1
votes

I have small 2-node cluster

  1. node1 is "always on" and placed on production server

  2. node2 is "sometimes on" and placed on notebook for developing proposes

they both have simple unicast config

discovery.zen.ping.multicast.enabled: false
discovery.zen.ping.unicast.hosts: [ "other node IP" ]
  1. so node2 is very often offline from node1
  2. node1 is USUALLY master, but SOMETIMES node2 elected as master

Usually node1 has newer data than node2, after connecting all shards are syncronized from node1 to node2 and it's OK

But if node1 has newer data they simply lost. If occasionally node1 became master it can kill new data on production

I cannot set node.master : false on notebook because it became not-working offline from node1.

Is there way to setup master-master synchronization behavior with optimictic merging of documents in index (newer wins)?

May be i must have additional 3d node.data: false, node.master:true node in the middle?

So what i have to do?

1
In production - answer is to use suggestions from blog.trifork.com/2013/10/24/… but it's still not answer how to deal with "sometimes" connected node as developer note book. May be it's impossible and i must use only custom synchronization utility and not join them in cluster? - comdiv
why would you connect a development node to a production node ? - Julien C.
If you want to have a copy of the data it is much better to use the snapshot functionality provided by elasticsearch. - Jettro Coenradie
to juliendangers - ES contains not only user documents but some metadata and master data for application (ES used as non-sql DB for app). So some of data is prepared on notebook in developing process. When it's online - all ok. But in offline i lost data. But as i read in I-net and here - this is well known split-brain problem, so where's no magic - i have to do isolated developing cluster and sync it manually if required. - comdiv

1 Answers

1
votes

This is an interesting set-up you're trying to achieve but not one that I would recommend in the long run as you're putting your production node under stress very often.

First off, the term "development" in this case makes little sense because as far as ES is concerned, you're adding a "production" node and killing a "production" node every time. Most of what you do on your "development" node will affect your "production" node.

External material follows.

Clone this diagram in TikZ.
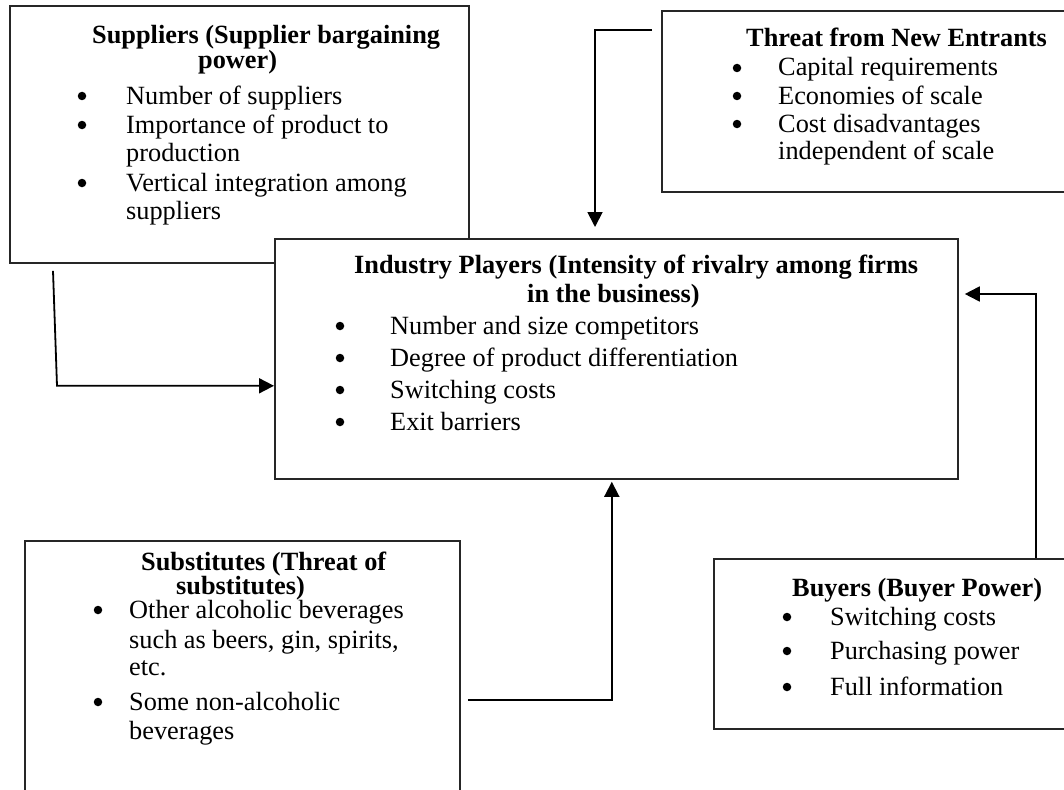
\documentclass[tikz,border=0pt]{standalone}
\usepackage{fontspec}
\setmainfont{Liberation Serif}
\usetikzlibrary{arrows.meta,calc}
\begin{document}
\begin{tikzpicture}[x=1pt,y=-1pt,
  box/.style={draw=black!85,line width=1.8pt,fill=white,anchor=north west,inner sep=0pt,rectangle},
  txt/.style={anchor=base west,inner sep=0pt,font=\fontsize{26.3}{30}\selectfont},
  ttl/.style={txt,font=\fontsize{26.3}{30}\selectfont\bfseries},
  dot/.style={circle,fill=black,draw=none,inner sep=0pt,minimum size=8.5pt},
  arr/.style={line width=1.8pt,-{Triangle[length=15pt,width=15pt]}}]
\useasboundingbox (0,0) rectangle (1064,789);

% Suppliers
\node[box,minimum width=459pt,minimum height=257pt] (sup) at (9,5) {};
\node[ttl] (sup1) at (92,44) {Suppliers (Supplier bargaining};
\node[ttl] (sup2) at (198,69) {power)};
\node[dot] (supb1) at (82,96) {};
\node[txt] (supt1) at (126,104) {Number of suppliers};
\node[dot] (supb2) at (82,125) {};
\node[txt] (supt2) at (126,133) {Importance of product to};
\node[txt] (supt3) at (126,161) {production};
\node[dot] (supb3) at (82,183) {};
\node[txt] (supt4) at (126,191) {Vertical integration among};
\node[txt] (supt5) at (126,219) {suppliers};

% Threat
\node[box,minimum width=405pt,minimum height=181pt] (thr) at (661,10) {};
\node[ttl] (thr1) at (746,47) {Threat from New Entrants};
\node[dot] (thrb1) at (737,68) {};
\node[txt] (thrt1) at (778,76) {Capital requirements};
\node[dot] (thrb2) at (737,96) {};
\node[txt] (thrt2) at (778,104) {Economies of scale};
\node[dot] (thrb3) at (737,124) {};
\node[txt] (thrt3) at (778,132) {Cost disadvantages};
\node[txt] (thrt4) at (778,159) {independent of scale};

% Industry players
\node[box,minimum width=683pt,minimum height=240pt] (ind) at (274,238) {};
\node[ttl] (ind1) at (354,273) {Industry Players (Intensity of rivalry among firms};
\node[ttl] (ind2) at (527,302) {in the business)};
\node[dot] (indb1) at (340,326) {};
\node[txt] (indt1) at (390,334) {Number and size competitors};
\node[dot] (indb2) at (340,358) {};
\node[txt] (indt2) at (390,366) {Degree of product differentiation};
\node[dot] (indb3) at (340,390) {};
\node[txt] (indt3) at (390,398) {Switching costs};
\node[dot] (indb4) at (340,422) {};
\node[txt] (indt4) at (390,430) {Exit barriers};

% Substitutes
\node[box,minimum width=435pt,minimum height=270pt] (sub) at (24,540) {};
\node[ttl] (sub1) at (141,570) {Substitutes (Threat of};
\node[ttl] (sub2) at (176,594) {substitutes)};
\node[dot] (subb1) at (98,610) {};
\node[txt] (subt1) at (129,618) {Other alcoholic beverages};
\node[txt] (subt2) at (129,648) {such as beers, gin, spirits,};
\node[txt] (subt3) at (129,675) {etc.};
\node[dot] (subb2) at (98,702) {};
\node[txt] (subt4) at (129,710) {Some non-alcoholic};
\node[txt] (subt5) at (129,739) {beverages};

% Buyers
\node[box,minimum width=353pt,minimum height=170pt] (byr) at (713,558) {};
\node[ttl] (byr1) at (792,596) {Buyers (Buyer Power)};
\node[dot] (byrb1) at (787,617) {};
\node[txt] (byrt1) at (830,625) {Switching costs};
\node[dot] (byrb2) at (787,651) {};
\node[txt] (byrt2) at (830,659) {Purchasing power};
\node[dot] (byrb3) at (787,687) {};
\node[txt] (byrt3) at (830,695) {Full information};

% Connectors
\coordinate (s1) at ($(sup.south west)+(44,7)$);
\coordinate (s2) at ($(sup.south west)+(48,122)$);
\draw[arr] (s1) -- (s2) -- (s2 -| ind.west);

\coordinate (t1) at ($(thr.north west)+(-9,20)$);
\coordinate (t2) at ($(thr.north west)+(-66,20)$);
\draw[arr,shorten >=11pt] (t1) -- (t2) -- (t2 |- ind.north);

\coordinate (u1) at ($(sub.north east)+(7,160)$);
\coordinate (u2) at ($(sub.north east)+(151,160)$);
\draw[arr,shorten >=2pt] (u1) -- (u2) -- (u2 |- ind.south);

\coordinate (b1) at ($(byr.north west)+(323,0)$);
\coordinate (b2) at ($(byr.north west)+(323,-264)$);
\draw[arr,shorten >=6pt] (b1) -- (b2) -- (b2 -| ind.east);
\end{tikzpicture}
\end{document}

That said, here's what I would suggest you try:

  1. You can set the "development" node to not hold any data with node.data: false and prevent it from every becoming master with node.master: false. As such, when your development node joins, ES will not start moving shards around but you will still be able to query that node. In this configuration, you want to set your number of replicas to 0 on all indexes so that your cluster stays in "green" health. Note that in this configuration, all of the data is stored on the "production" node only. If that goes down, you will have data loss.

  2. If you really want the development node to contain a replica of the data, make sure you set node.master: false on it and that all your indexes have a replica count of 1. This way, your "production" node will always have a copy of your data and when your development node goes offline, no data will be lost. When your development node comes back online, it will automatically sync with the "production" node so that its data (its replicas) are up-to-date. Depending on the amount of data you have, this may take some time but is generally quick. Again, beware that whatever query you do on your "development" node affects your production node anyways so again... probably not a good idea in the long run. If you can afford it, it's much better to have at the very least 2 nodes with 1 replica on each index, ideally 3+.